Mrs. Garner’s question may have influenced her own thinking about what kind of useful role she could play in her husband’s administration that would not provoke public criticism and that would enable her to be the counselor and confidante of her husband. As she listened to the men surrounding the president-elect, she began to feel that the gravest danger facing him as president was that he would never hear the truth, that everyone would say yes to him. “From my life in Washington I know how difficult it is to keep in contact with public opinion once a man gets there.” She was getting an enormous amount of mail—pleas for help, cries of despair, threats of rebellion. Why couldn’t she serve as her husband’s “listening post” and see to it that he obtained a balanced picture of what the country was thinking and feeling?19
She mentioned the “listening post” theme in remarks before a farewell dinner the Women’s Trade Union League gave her. Some critics, she said, had asked her what right she had to set herself up “as knowing what other people are going through, what they are suffering. I cannot understand fully, of course. Yet I think I understand more than the people who write me think I do. . . . Perhaps I have acquired more education than some of you [who] have educated me, realize. . . .
“I truly believe that I understand what faces the great masses of people in the country today. I have no illusions that any one can change the world in a short time.

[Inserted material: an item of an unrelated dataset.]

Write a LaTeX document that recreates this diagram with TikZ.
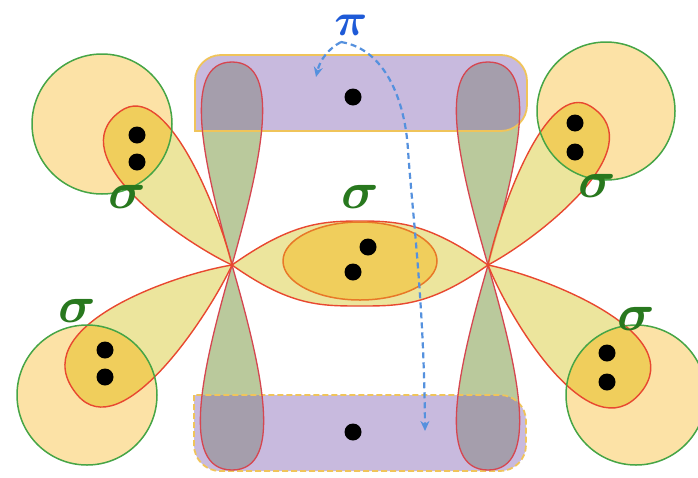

Things cannot be completely changed in five minutes. Yet I do believe that even a few people, who want to understand, to help and to do the right thing for the great numbers of the people instead of for the few can help.”20
That is what she hoped her husband would be able to do. That is what she hoped she would be able to help him to do.
Finally she approached Franklin, but she did so hesitatingly, tentatively, afraid she already knew what his answer would be. Perhaps he would like her to do a real job and take over some of his mail, she suggested. He looked at her “quizzically” and softly turned her down; Missy would consider it interference, he said. “I knew he was right and that it would not work, but it was a last effort to keep in close touch and to feel that I had a real job to do.”21
Eleanor could not have been her husband’s secretary. She was not a Mrs. Garner, content to subordinate herself totally to her husband. A forceful personality in her own right, every whit as strong-willed as her husband, and with a clearer sense of direction, she would have found it difficult to handle his mail and make it exclusively a reflection of his thinking and purposes.
Though she knew this was true, her husband’s rebuff hurt. The day before the inauguration she asked Lorena Hickok to pick her up at the Mayflower, where the Roosevelt and Howe families were staying until they moved into the White House. She directed the cab driver to take them out to the cemetery in Rock Creek Park, where they left the cab and walked to the cluster of pines that enclosed the Saint-Gaudens memorial to the wife of Henry Adams. They sat down on the stone bench that faced “Grief,” as the statue had come to be called. After they had both gazed at the hooded figure in hushed silence, Mrs. Roosevelt spoke, quietly, almost as if she were speaking to herself, about what the statue meant to her.
“In the old days when we lived here, I was much younger and not so very wise. Sometimes I’d be very unhappy and sorry for myself. When I was feeling that way, if I could manage, I’d come here alone, and sit and look at that woman. And I’d always come away somehow feeling better. And stronger. I’ve been here many, many times.”22
The wound left by the Lucy Mercer affair was still open, still painful. She was a woman of sorrow who had surmounted her unhappiness and managed to carry on, stoical toward herself, understanding and tender toward others. She had turned her sorrow into a strengthening thing before, and would do so again. As First Lady she would not be able to live her own life, but she would be able to render a ser
vice of love to her stricken country.
35.MRS. ROOSEVELT CONQUERS WASHINGTON
INAUGURATION DAY DAWNED GRAY AND CHILL. WHEN ELEANOR slipped out before breakfast to walk her Scottish terrier, the streets around the Mayflower were almost deserted and, in the dull, windy morning, cheerless.
They seemed to mirror the mood of the country. The greatest productive machine in the history of mankind had slowed almost to a halt. With at least thirteen million unemployed, no one felt his job was safe. Banks everywhere were closing, and almost everyone feared for his savings. Eviction and foreclosure had sent an icy finger through the middle class on the farm and in the city. For the first time there was not merely hunger but fear of starvation. “World literally rocking beneath our feet,” wrote Agnes Meyer, the wife of the head of the Federal Reserve Board, in her diary.1 In New York two young Socialists had been arrested by the police in the middle of the night for pasting on the closed banks stickers that said “Closed! Socialism Will Keep Them Open.” Their evangelistic message was proclaimed to unseeing eyes. While the secretary of war of the departing administration had concentrated troops around some of the nation’s cities because of what “Reds and possible Communists” might do, it was fear and apathy that endangered the republic, not revolt.